Argentina - The Secret of the Old Clock
Argentina - The Hidden Staircase
Argentina - The Mystery at Lilac Inn
Argentina - The Clue of the Whistling Bagpipes
 I also have one Hardy Boys book from Argentina.

Argentina - The Tower Treasure

The following picture is of the back panel of the dust jacket of one of the Argentine editions.

Here are the spines of the Argentine books.

Visit Lea Fox's site for more information.

Nancy Drew books from Argentina
Nancy Drew books from Spain

Saturday, April 2, 2011

Interesting Seller Commentary

Sometimes listings appear which have remarkable commentary.  This can take the form of seller rants or major misinformation.  I am sometimes amused by what I read, but other times, I am horrified.

Carolyn Keene Signed Nancy Drew Mysterious Letters Book

Several collectors in the Nancy Drew Sleuths group expressed doubt as to whether the book was actually signed by Mildred Wirt Benson.  The signature does not quite match other known examples.  However, no one can be sure, since we all sign our names differently at different times.

The seller stated that the book was signed in person.  If this is true, then the signature is real.  Buyers have to make a decision and act accordingly.

What is unfortunate is that the seller reacted badly to some communication that was received from prospective buyers.  I get the idea that a few people may have been rude to the seller.  We know this from the rant that the seller added to the description.
CLARIFICATION for ebay ass holes who thing they know it all.

Mildred Wirt Benson was the ghost writer of this book, earning between $150.00 and $250.00 for each version written. She worked at the Toledo Blade until the day she died, while getting ill at work, she was 96 I think, she was a journalist for 58 years. She wrote a weekly column there on the elderly and gettting old. She was a cratchedy old fart, but nice once you got to know her. She signed this book in person, as Carolyne Keene, which was the pen name the books were written under for those of you that I confused, or those of you who feel the need to be know it alls who send email to pontificate on your own self worth.

Its rare to get one signed by her, under the penn name, and harder to get one signed under her real name, which I also posess, but am not selling.

I hope this clears up any misconceptions, I will include aletter of authentication with this item from myself, signed and dated.

Yikes.  First off, as annoying as some people are when they ask questions, sellers should remain professional and keep their true feelings to themselves.  The seller may have had reason to be angry, since I have seen some very rude comments appear in the question and answer section of past auctions.  On the other hand, the seller may have overreacted, as some people do.
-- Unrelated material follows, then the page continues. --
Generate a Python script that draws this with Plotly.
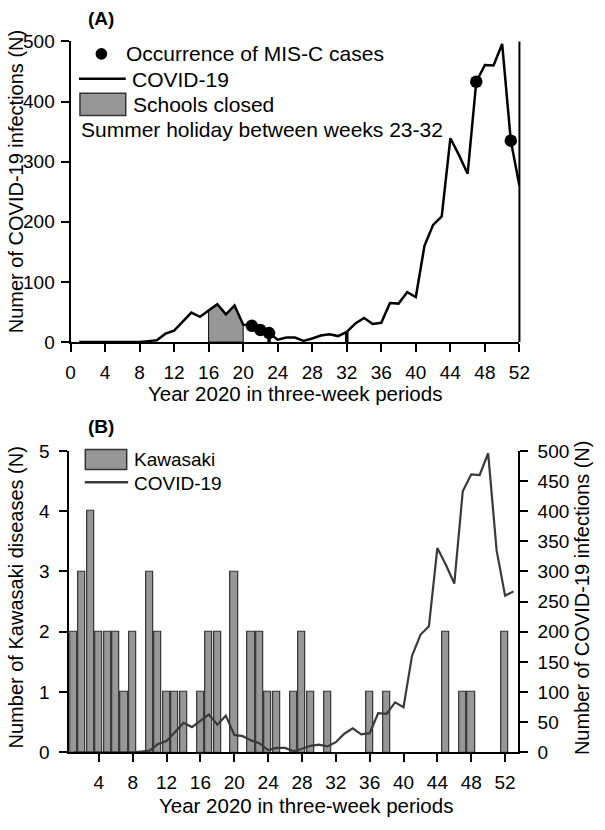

Regarding the seller's comments, Mildred Wirt Benson did not write Nancy's Mysterious Letter, so the seller was mistaken. Could Mildred have signed it anyway?  Yes.  I am pretty sure I recall reading about one time when a collector mistakenly had one of the Karig books signed by Mildred.  The collector realized her mistake at some point and felt odd about it, but I do not believe Mildred was ever aware.

This auction was for a Red Gate Farm book with the Tandy dust jacket.

1st ed Nancy Drew SECRET OF THE RED BARN .unread !D/J

Incredable chance to grab an American legend

1st printing of nancy drew with dust jacket that caused an uproar and was pulled off the shelves and the artwork redone..

This book is in unread condition tight pages spine....UNOPENED

dust jacket is hangin' in there but needs a good home.

Original owners name printed on inside

Please ask any questions as i'm a carpenter and don't know that much about books.*^_^*
I have collected Nancy Drew books for 20 years, and I have never heard that the Red Gate Farm jacket was pulled due to the cult members resembling the KKK.  This is because the jacket was never pulled due to controversy.  The jacket was in print for close to 20 years.  The jacket art changed at the same time that Grosset and Dunlap revised the dust jackets for #1-9 and #11.

I wondered where the seller got that information, and soon into the auction, the seller posted a response to a question.  In that response, the seller stated that the information came from the seller's grandmother.